The Song of the Lark, by Willa Cather. It took me years to finish this book and I was unmoved by the story of Thea Kronberg, her musical talent, and her (to me) inexplicable ability to get adult men to fall in love with her while still a child.
Favorite Passages
For a while after their marriage she was in such demand that it was not unpleasant when he fell asleep. Presently, however, he began sleeping all night, and it was then she awoke more frequently, an dlooked into the darkness, wondering about the nature of men, doubtful of the future, until at last there came a night when she shook her husband awake and spoke of her own desire. Affably he placed one of his long white arms around her waist; she turned to him then, contentedly, expectantly, and secure. However, nothing else occurred, and in a few minutes he had gone back to sleep.
This was the night Mrs. Bridge concluded that while marriage might be an equitable affair, love itself was not.
Evan Connell, Mrs. Bridge
I thought it sounded just like the sort of drug a man would invent. Here was a woman in terrible pain, obviously feeling every bit of it or she wouldn't groan like that, and she would go straight home and start another baby, because the drug would make her forget how bad the pain had been, when all the time, in some secret part of her, that long, blind, doorless and windowless corridor of pain was waiting to open up and shut her in again.
To the person in the bell jar, blank and stopped as a dead baby, the world itself is a bad dream.

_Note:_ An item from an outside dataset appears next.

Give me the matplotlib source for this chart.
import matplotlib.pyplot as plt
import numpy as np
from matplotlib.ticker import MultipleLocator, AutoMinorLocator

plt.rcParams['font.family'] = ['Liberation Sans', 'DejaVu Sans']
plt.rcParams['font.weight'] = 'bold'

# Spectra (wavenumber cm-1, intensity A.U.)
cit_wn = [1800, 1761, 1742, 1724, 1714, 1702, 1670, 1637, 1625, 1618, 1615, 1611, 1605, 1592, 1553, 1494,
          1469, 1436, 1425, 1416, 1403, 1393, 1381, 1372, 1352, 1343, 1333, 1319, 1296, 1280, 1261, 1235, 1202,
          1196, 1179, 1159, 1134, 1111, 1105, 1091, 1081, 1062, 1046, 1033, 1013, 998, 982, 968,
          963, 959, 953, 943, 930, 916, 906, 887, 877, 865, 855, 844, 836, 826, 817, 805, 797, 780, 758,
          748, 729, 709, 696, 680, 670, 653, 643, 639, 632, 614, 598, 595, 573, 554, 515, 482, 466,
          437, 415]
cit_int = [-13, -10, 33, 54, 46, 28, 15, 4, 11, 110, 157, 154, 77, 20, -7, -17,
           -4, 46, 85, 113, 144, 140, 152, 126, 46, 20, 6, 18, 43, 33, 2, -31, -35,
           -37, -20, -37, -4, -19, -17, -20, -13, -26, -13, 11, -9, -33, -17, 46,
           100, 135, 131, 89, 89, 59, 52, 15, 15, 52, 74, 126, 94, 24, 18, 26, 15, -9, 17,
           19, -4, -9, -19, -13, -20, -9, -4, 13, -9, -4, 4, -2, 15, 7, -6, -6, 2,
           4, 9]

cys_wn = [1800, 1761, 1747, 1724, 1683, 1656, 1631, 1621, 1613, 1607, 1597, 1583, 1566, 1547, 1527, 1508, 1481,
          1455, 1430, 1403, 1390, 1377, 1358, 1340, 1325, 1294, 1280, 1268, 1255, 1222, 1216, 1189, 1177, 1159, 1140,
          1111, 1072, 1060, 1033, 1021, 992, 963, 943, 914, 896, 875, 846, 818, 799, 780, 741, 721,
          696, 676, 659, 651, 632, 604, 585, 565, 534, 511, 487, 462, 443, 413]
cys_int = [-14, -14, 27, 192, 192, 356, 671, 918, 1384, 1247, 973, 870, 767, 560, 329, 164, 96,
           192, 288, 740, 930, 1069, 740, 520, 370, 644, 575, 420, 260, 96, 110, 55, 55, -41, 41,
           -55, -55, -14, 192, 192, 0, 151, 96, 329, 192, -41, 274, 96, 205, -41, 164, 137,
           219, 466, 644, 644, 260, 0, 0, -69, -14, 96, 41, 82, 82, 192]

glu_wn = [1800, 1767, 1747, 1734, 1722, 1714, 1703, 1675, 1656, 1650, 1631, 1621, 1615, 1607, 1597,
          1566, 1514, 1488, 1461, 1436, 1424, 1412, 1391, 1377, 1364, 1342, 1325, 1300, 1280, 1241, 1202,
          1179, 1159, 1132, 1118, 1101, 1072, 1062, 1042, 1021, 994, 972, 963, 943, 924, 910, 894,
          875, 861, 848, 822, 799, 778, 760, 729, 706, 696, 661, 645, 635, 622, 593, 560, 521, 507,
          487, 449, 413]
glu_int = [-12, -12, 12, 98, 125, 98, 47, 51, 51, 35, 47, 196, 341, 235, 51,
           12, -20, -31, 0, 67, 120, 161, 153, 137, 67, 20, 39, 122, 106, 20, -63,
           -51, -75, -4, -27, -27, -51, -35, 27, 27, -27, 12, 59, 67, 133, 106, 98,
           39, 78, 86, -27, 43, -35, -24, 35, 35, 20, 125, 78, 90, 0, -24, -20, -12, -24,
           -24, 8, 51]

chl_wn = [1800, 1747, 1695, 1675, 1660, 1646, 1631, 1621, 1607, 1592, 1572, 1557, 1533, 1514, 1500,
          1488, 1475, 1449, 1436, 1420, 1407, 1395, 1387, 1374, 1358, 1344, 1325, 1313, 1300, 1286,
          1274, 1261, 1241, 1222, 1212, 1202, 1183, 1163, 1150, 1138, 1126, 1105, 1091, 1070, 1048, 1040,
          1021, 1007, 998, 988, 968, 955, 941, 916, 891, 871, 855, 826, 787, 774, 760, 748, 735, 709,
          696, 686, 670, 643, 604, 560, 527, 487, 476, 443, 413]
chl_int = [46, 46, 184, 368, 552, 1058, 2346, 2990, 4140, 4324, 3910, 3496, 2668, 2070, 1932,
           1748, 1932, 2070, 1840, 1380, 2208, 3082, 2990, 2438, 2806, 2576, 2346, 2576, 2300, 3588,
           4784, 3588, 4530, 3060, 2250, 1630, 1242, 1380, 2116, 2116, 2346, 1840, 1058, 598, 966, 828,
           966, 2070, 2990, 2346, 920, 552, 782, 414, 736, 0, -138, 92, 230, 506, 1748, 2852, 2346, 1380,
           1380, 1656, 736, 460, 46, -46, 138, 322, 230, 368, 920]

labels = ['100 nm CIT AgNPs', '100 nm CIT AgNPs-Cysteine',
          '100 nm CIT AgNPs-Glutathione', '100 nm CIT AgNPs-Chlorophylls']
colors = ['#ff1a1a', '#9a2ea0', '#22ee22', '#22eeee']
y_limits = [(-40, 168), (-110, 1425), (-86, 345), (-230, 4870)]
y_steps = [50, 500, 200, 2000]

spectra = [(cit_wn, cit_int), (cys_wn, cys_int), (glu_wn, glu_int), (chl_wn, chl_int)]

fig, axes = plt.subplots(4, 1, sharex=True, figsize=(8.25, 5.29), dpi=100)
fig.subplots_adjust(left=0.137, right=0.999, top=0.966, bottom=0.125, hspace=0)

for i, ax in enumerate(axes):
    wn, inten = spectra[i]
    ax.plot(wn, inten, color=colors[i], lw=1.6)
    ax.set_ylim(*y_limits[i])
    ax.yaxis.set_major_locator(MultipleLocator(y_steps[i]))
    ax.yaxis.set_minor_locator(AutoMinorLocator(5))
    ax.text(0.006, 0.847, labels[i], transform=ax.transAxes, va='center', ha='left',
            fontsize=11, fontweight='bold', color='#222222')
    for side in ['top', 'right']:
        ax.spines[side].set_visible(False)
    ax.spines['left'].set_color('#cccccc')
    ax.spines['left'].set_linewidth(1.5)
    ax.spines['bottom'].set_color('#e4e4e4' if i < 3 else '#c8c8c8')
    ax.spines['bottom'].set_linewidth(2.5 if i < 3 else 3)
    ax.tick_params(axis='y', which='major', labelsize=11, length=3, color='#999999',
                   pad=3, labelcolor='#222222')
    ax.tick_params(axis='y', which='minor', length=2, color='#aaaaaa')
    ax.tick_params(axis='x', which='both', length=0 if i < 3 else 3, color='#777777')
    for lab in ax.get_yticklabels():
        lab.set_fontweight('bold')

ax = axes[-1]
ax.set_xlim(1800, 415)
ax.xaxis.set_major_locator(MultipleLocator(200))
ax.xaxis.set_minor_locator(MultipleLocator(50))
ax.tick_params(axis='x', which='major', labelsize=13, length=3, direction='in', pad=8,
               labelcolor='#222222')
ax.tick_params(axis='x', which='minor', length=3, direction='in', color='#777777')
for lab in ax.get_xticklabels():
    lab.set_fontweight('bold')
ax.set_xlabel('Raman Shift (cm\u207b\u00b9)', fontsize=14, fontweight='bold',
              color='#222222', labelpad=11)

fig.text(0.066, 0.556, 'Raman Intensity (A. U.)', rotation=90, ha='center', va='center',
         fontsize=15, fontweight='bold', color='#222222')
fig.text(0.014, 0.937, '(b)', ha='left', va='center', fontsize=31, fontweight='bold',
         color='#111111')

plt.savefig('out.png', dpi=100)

Sylvia Plath, The Bell Jar
Home is a notion that only nations of the homeless fully appreciate and only the uprooted comprehend.

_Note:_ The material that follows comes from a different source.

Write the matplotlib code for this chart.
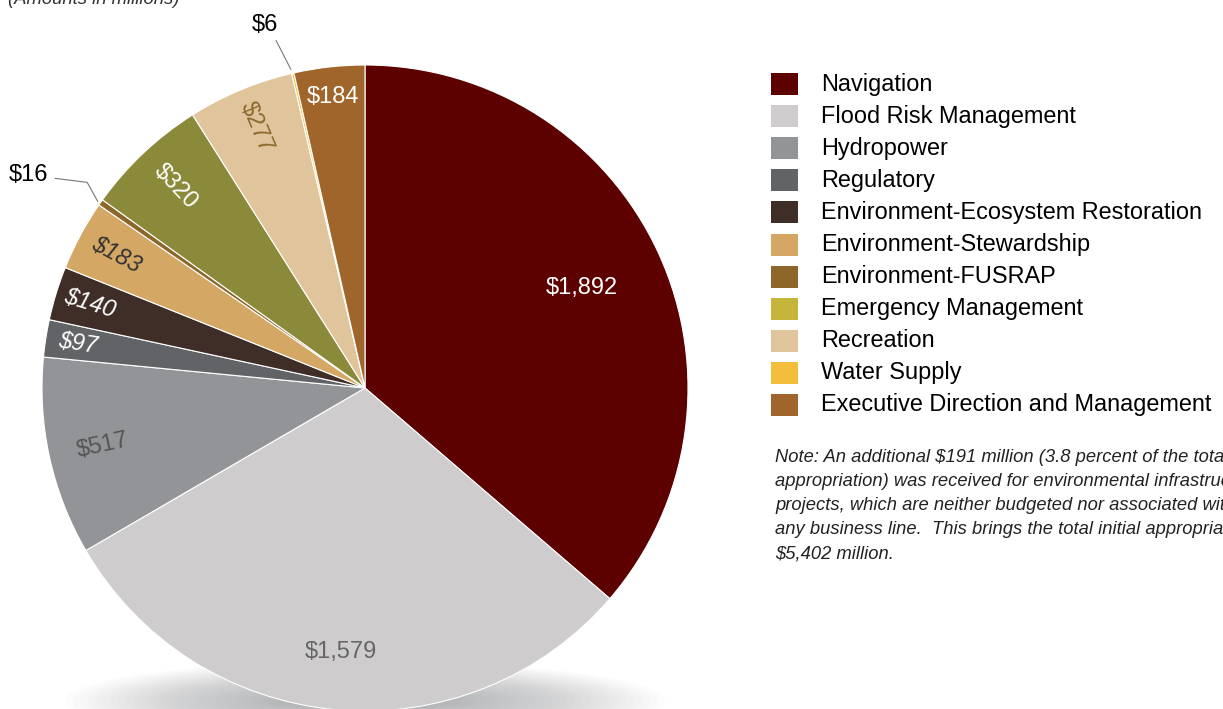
import numpy as np
import matplotlib
matplotlib.use("Agg")
import matplotlib.pyplot as plt
from matplotlib.patches import Ellipse, Rectangle

plt.rcParams['font.family'] = ['Liberation Sans', 'DejaVu Sans']
plt.rcParams['text.parse_math'] = False

# business lines, amounts in millions
categories = ['Navigation', 'Flood Risk Management', 'Hydropower', 'Regulatory',
              'Environment-Ecosystem Restoration', 'Environment-Stewardship',
              'Environment-FUSRAP', 'Emergency Management', 'Recreation',
              'Water Supply', 'Executive Direction and Management']
amounts = [1892, 1579, 517, 97, 140, 183, 16, 320, 277, 6, 184]
value_labels = ['$1,892', '$1,579', '$517', '$97', '$140', '$183',
                '$16', '$320', '$277', '$6', '$184']

slice_colors = ['#5c0000', '#cecccd', '#939498', '#626367', '#3f2e27', '#d4a764',
                '#8c6729', '#8a8a3a', '#e0c49c', '#f2be3c', '#a0652a']
legend_colors = ['#5c0000', '#cecccd', '#939498', '#626367', '#3f2e27', '#d4a764',
                 '#8c6729', '#c5b63b', '#e0c49c', '#f2be3c', '#a0652a']

# per-slice label styling: (radius fraction, rotate radially, color, italic)
label_style = [
    (0.74, False, 'white', False),
    (0.82, False, '#666666', False),
    (0.83, True, '#555555', False),
    (0.90, True, 'white', True),
    (0.89, True, 'white', True),
    (0.875, True, '#333333', True),
    (None, False, 'black', False),
    (0.855, True, 'white', False),
    (0.875, True, '#8c6a2e', False),
    (None, False, 'black', False),
    (0.905, False, 'white', False),
]

note_lines = [
    'Note: An additional $191 million (3.8 percent of the total',
    'appropriation) was received for environmental infrastructure',
    'projects, which are neither budgeted nor associated with',
    'any business line.  This brings the total initial appropriation to',
    '$5,402 million.',
]

W, H = 1223, 709
fig = plt.figure(figsize=(W / 100, H / 100), dpi=100)
ax = fig.add_axes([0, 0, 1, 1])

cx, cy, R = 365, H - 388, 323

# soft shadow under the pie
for k in range(30):
    ax.add_patch(Ellipse((cx, cy - R + 10), 600 - k * 15, 80 - k * 2.2,
                         color='#6c7074', alpha=0.02, lw=0, zorder=0))

wedges, _ = ax.pie(amounts, colors=slice_colors, startangle=90, counterclock=False,
                   center=(cx, cy), radius=R, frame=True,
                   wedgeprops=dict(edgecolor='white', linewidth=0.8))
ax.set_xlim(0, W)
ax.set_ylim(0, H)
ax.set_aspect('equal')
ax.axis('off')
for w in wedges:
    w.set_zorder(2)

for w, lab, (rf, rot, col, ital) in zip(wedges, value_labels, label_style):
    mid = np.deg2rad((w.theta1 + w.theta2) / 2)
    if rf is None:
        continue
    x = cx + rf * R * np.cos(mid)
    y = cy + rf * R * np.sin(mid)
    angle = np.rad2deg(mid) % 360 - 180 if rot else 0
    ax.text(x, y, lab, color=col, fontsize=17, ha='center', va='center',
            rotation=angle, rotation_mode='anchor',
            style='italic' if ital else 'normal', zorder=5)

# outside labels with leader lines
w = wedges[9]
mid = np.deg2rad((w.theta1 + w.theta2) / 2)
ex, ey = cx + R * np.cos(mid), cy + R * np.sin(mid)
ox, oy = cx + 1.11 * R * np.cos(mid + 0.025), cy + 1.11 * R * np.sin(mid + 0.025)
ax.plot([ex - 2, ox], [ey + 4, oy], color='#777777', lw=0.8, zorder=5)
ax.text(ox - 11, oy + 16, value_labels[9], fontsize=17, ha='center', va='center', zorder=5)

w = wedges[6]
mid = np.deg2rad((w.theta1 + w.theta2) / 2)
ex, ey = cx + R * np.cos(mid), cy + R * np.sin(mid)
bx, by = cx + 1.07 * R * np.cos(mid - 0.025), cy + 1.07 * R * np.sin(mid - 0.025)
ax.plot([ex - 3, bx, bx - 32], [ey + 1, by, by + 4], color='#777777', lw=0.8, zorder=5)
ax.text(bx - 39, by + 7, value_labels[6], fontsize=17, ha='right', va='center', zorder=5)

# legend
for i, (name, col) in enumerate(zip(categories, legend_colors)):
    yy = H - 84 - i * 32.1
    ax.add_patch(Rectangle((771, yy - 11), 27, 22, color=col, lw=0, zorder=5))
    ax.text(821, yy, name, fontsize=16.9, ha='left', va='center', color='black', zorder=5)

for i, line in enumerate(note_lines):
    ax.text(775, H - 458 - i * 24, line, fontsize=13.2, style='italic',
            color='#222222', ha='left', va='center', zorder=5)

fig.text(8 / W, 1 - 4 / H, '(Amounts in millions)', fontsize=13.3, style='italic',
         color='#333333', ha='left', va='baseline')

fig.savefig('out.png', dpi=100)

I wonder if ever again Americans can have that experience of returning to a home place so intimately known, profoundly felt, deeply loved, and absolutely submitted to. It is not quite true that you can't go home again. I have done it, combing back here. But it gets less likely. We have had too many divorces, we have consumed too much transportation, we have lived too shallowly in too many places.
Wallace Stegner, Angle of Repose
It was one of those still days of intense light, when every
particle of mica in the soil flashed like a little mirror, and the glare from
the plain below seemed more intense than the rays from above. The sand ridges
ran glittering gold out to where the mirage licked them up, shining and
steaming like a lake in the tropics. The sky looked like blue lava, forever
incapable of clouds—a turquoise bowl that was the lid of the desert. And yet
within Mrs. Kohler’s green patch the water dripped, the beds had all been
hosed, and the air was fresh with rapidly evaporating moisture.